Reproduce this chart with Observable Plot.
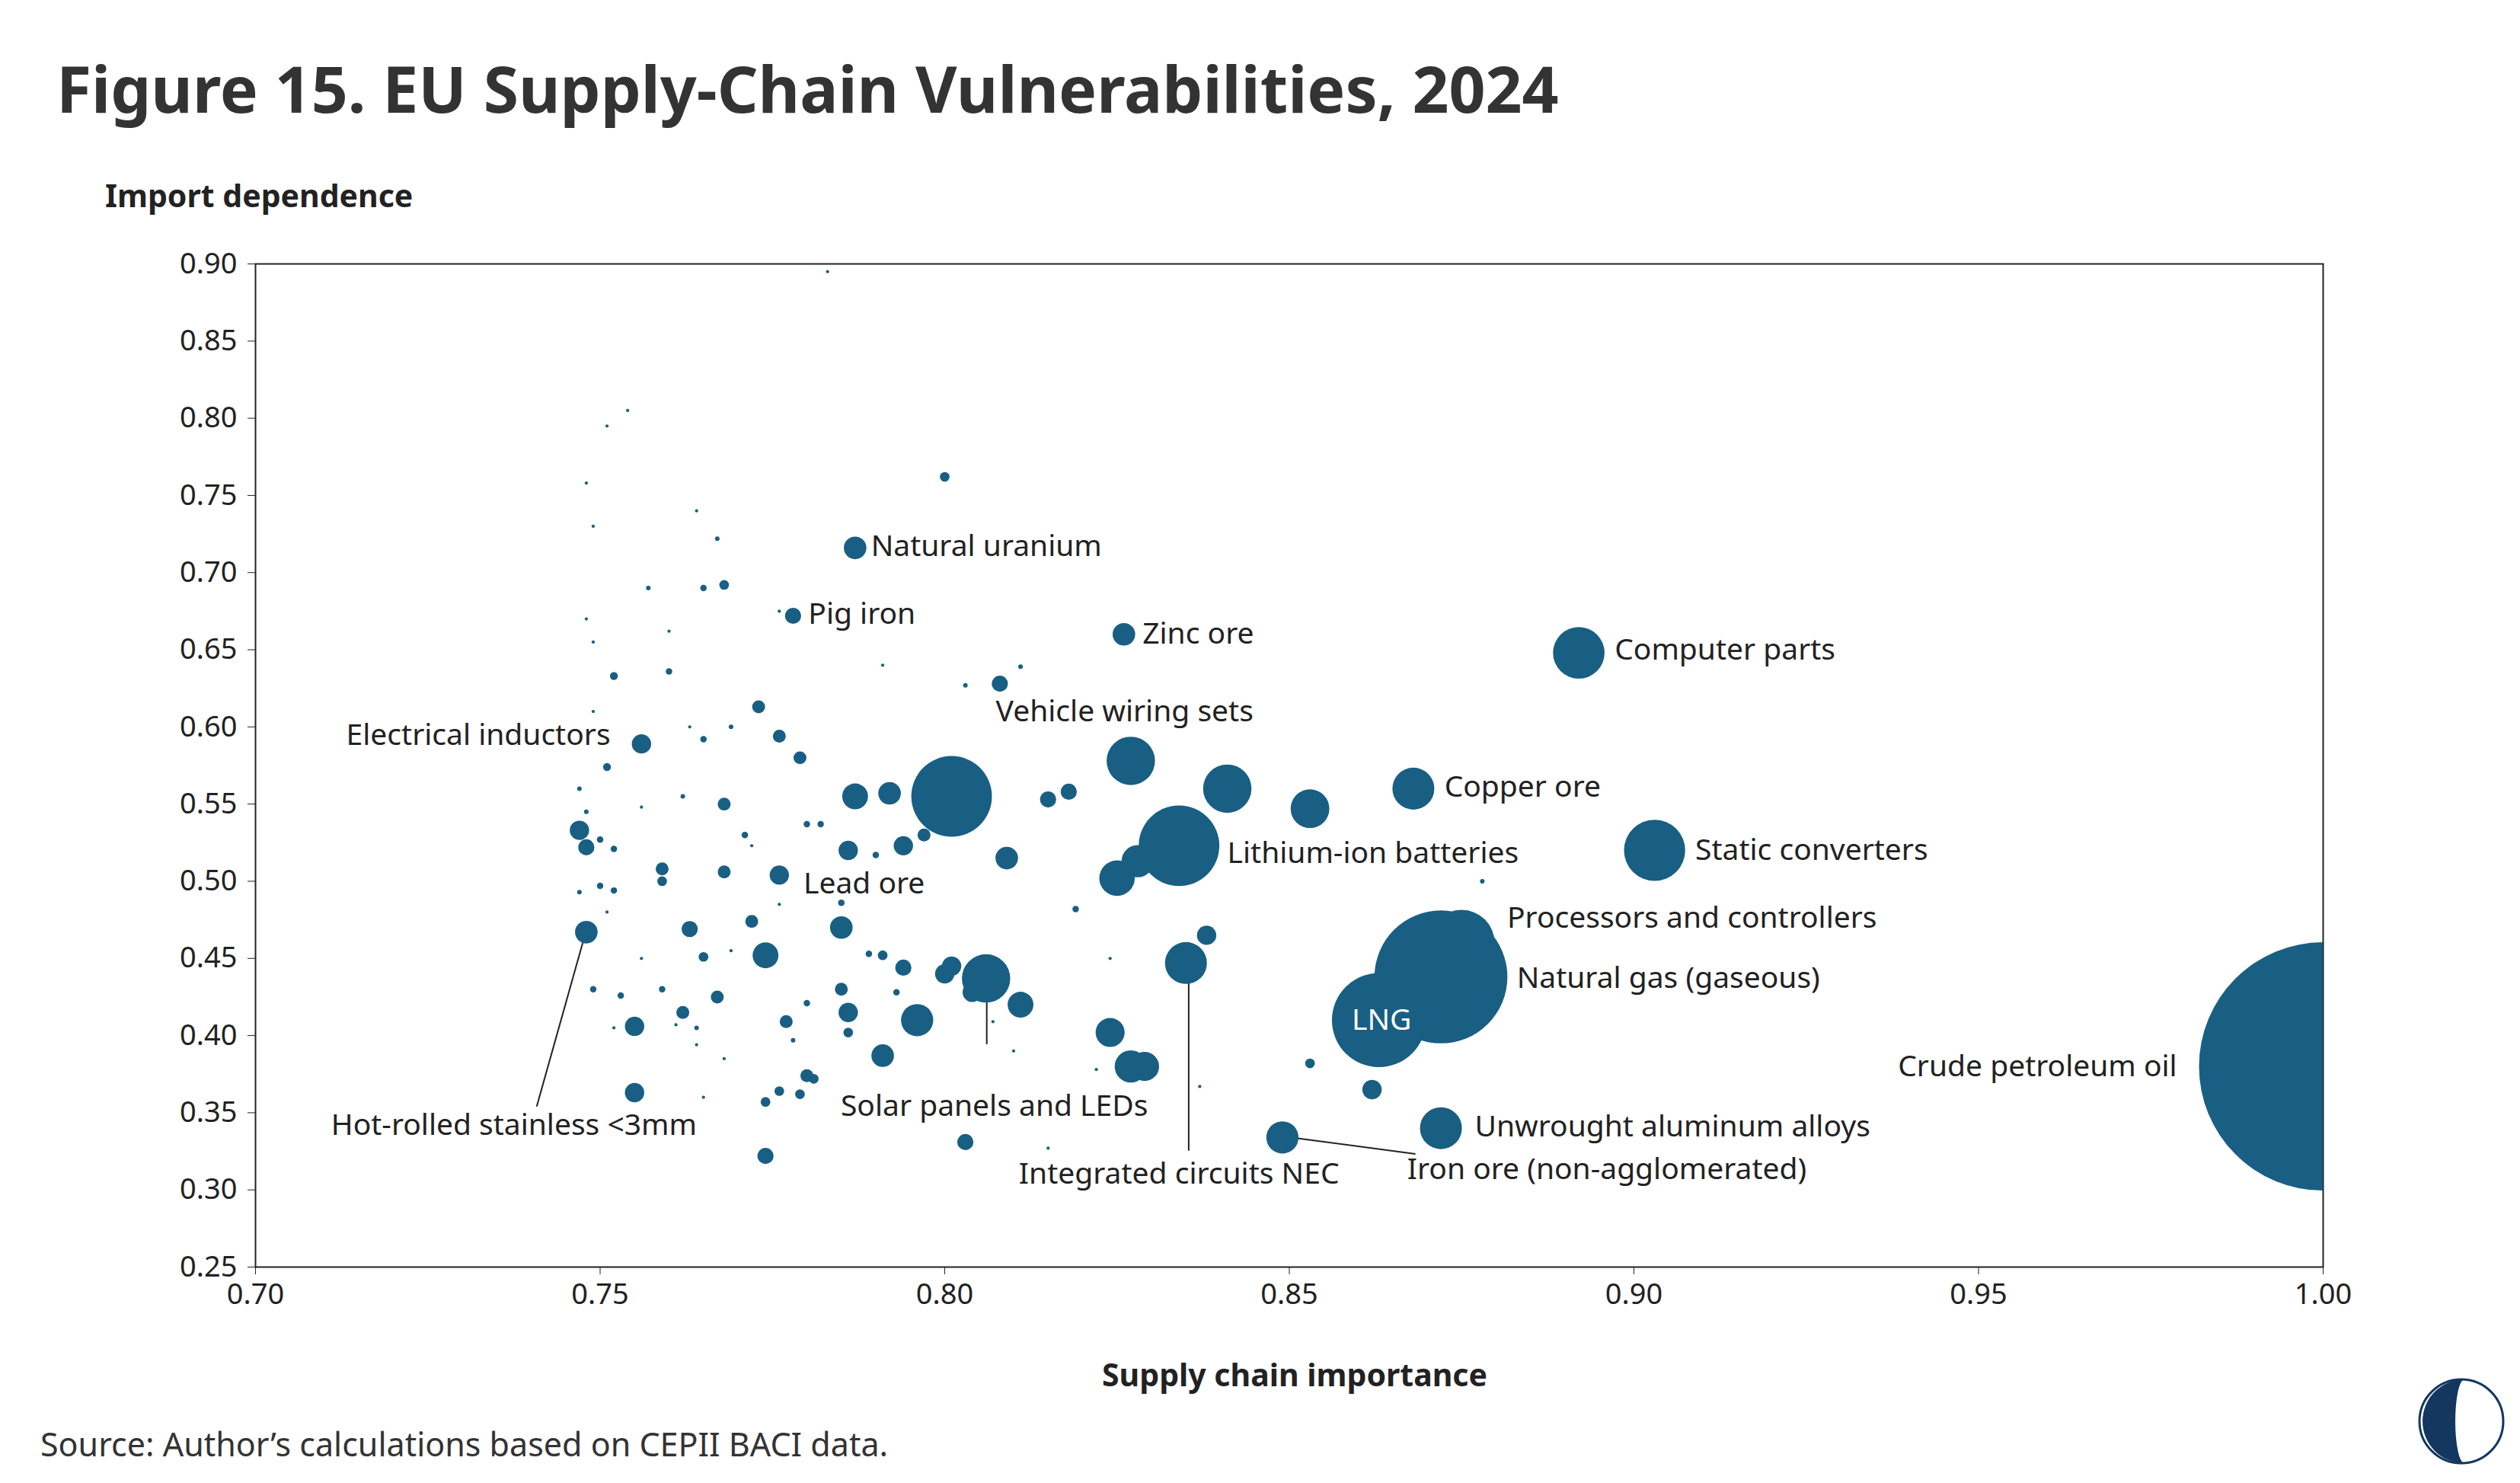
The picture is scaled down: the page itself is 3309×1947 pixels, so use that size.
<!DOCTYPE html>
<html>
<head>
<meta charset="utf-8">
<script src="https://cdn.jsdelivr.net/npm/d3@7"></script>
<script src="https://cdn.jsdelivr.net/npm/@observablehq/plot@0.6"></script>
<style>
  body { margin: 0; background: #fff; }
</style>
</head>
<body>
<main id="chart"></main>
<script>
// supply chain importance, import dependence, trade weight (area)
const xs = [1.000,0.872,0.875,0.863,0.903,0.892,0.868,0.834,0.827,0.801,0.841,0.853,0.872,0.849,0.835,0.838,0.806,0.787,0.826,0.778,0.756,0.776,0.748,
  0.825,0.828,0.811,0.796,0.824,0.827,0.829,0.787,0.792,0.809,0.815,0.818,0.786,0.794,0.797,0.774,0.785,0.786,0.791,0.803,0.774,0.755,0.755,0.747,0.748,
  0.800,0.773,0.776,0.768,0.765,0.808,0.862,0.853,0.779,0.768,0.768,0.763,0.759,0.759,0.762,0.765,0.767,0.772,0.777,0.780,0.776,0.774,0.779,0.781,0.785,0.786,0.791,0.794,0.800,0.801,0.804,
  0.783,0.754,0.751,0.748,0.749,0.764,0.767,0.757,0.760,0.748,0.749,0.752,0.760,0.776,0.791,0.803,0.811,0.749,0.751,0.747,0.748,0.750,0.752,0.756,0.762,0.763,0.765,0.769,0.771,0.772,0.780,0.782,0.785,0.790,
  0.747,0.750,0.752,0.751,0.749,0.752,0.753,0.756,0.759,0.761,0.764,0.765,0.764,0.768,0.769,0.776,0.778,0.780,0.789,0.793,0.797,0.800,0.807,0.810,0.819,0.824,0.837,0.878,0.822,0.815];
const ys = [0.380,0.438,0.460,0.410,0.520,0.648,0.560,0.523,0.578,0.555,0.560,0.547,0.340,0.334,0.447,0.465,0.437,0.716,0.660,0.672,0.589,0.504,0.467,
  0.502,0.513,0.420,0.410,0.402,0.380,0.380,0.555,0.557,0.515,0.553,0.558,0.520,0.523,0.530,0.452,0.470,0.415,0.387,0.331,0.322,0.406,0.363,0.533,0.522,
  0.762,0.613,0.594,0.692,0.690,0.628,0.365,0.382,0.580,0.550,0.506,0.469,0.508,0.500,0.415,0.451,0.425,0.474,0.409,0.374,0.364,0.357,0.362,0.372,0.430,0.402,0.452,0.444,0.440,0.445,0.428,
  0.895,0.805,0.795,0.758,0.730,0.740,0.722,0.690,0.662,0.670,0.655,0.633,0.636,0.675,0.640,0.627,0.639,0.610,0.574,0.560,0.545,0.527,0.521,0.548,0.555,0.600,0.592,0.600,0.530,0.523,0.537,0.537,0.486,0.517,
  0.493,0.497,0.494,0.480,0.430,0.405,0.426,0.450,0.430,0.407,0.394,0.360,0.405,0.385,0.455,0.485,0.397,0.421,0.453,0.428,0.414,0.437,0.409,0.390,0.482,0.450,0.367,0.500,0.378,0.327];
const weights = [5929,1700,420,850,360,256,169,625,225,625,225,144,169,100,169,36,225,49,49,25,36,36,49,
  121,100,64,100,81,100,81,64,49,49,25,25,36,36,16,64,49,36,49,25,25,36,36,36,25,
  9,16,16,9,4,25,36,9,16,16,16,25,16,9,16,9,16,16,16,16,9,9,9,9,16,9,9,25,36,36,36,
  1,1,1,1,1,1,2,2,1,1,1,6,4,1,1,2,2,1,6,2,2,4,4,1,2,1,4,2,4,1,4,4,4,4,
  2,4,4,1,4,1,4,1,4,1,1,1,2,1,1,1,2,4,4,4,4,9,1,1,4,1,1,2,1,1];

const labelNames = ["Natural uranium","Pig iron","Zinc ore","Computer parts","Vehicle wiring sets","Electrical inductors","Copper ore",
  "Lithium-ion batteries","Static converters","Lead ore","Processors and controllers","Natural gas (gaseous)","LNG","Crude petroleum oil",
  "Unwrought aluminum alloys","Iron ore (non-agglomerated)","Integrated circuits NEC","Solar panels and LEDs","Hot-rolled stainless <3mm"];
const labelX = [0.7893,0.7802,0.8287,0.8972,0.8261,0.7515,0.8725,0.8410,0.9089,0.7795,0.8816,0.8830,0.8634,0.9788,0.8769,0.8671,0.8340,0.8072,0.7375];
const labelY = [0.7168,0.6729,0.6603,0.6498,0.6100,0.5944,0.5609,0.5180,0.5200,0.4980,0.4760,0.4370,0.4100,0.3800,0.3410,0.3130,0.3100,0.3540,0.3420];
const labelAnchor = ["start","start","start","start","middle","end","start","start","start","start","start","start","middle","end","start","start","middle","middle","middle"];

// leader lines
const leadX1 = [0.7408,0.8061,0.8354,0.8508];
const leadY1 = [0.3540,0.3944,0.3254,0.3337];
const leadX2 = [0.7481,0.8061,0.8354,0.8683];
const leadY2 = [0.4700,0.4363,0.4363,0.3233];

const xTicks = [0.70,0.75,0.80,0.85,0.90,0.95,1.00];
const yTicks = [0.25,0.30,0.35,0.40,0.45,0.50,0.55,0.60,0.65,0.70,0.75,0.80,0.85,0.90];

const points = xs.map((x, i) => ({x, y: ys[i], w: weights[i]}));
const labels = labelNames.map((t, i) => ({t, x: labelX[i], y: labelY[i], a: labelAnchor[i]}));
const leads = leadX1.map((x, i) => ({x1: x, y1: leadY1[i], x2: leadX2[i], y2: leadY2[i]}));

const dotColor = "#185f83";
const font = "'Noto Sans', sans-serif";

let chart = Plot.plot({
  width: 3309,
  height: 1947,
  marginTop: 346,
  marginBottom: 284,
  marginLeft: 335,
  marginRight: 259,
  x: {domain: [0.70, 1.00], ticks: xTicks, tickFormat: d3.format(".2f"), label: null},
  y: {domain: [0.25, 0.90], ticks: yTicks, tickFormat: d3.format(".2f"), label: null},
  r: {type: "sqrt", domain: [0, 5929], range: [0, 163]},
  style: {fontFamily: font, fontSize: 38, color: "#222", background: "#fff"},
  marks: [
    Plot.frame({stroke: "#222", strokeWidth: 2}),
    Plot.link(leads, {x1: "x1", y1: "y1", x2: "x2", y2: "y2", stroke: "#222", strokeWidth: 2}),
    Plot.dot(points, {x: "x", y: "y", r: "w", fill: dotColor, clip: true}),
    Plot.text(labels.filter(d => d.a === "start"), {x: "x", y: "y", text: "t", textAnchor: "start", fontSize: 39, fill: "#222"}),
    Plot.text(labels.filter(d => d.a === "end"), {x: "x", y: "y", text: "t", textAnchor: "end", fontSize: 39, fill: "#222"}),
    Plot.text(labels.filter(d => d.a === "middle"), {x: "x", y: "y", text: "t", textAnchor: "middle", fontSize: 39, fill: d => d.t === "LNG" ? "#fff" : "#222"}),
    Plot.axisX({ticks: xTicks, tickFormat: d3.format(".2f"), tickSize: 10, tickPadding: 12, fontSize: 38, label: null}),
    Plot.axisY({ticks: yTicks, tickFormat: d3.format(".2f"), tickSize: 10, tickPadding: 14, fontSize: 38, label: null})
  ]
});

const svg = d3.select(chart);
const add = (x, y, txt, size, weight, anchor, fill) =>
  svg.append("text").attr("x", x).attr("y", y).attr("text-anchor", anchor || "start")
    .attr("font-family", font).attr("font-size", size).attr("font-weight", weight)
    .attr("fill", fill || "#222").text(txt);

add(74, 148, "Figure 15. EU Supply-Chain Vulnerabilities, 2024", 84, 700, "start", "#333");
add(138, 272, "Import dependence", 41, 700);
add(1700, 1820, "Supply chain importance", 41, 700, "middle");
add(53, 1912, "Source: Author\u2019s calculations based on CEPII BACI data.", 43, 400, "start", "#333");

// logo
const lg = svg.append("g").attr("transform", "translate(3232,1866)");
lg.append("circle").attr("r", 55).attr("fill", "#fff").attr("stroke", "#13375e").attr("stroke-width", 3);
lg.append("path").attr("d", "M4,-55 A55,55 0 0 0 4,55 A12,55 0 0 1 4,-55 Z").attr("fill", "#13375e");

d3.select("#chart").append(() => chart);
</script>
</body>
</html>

######

■ **Written problem**
Exactly how many lines of the material contain the word "chart"? Write the number alone.

■ **Output for this task**
5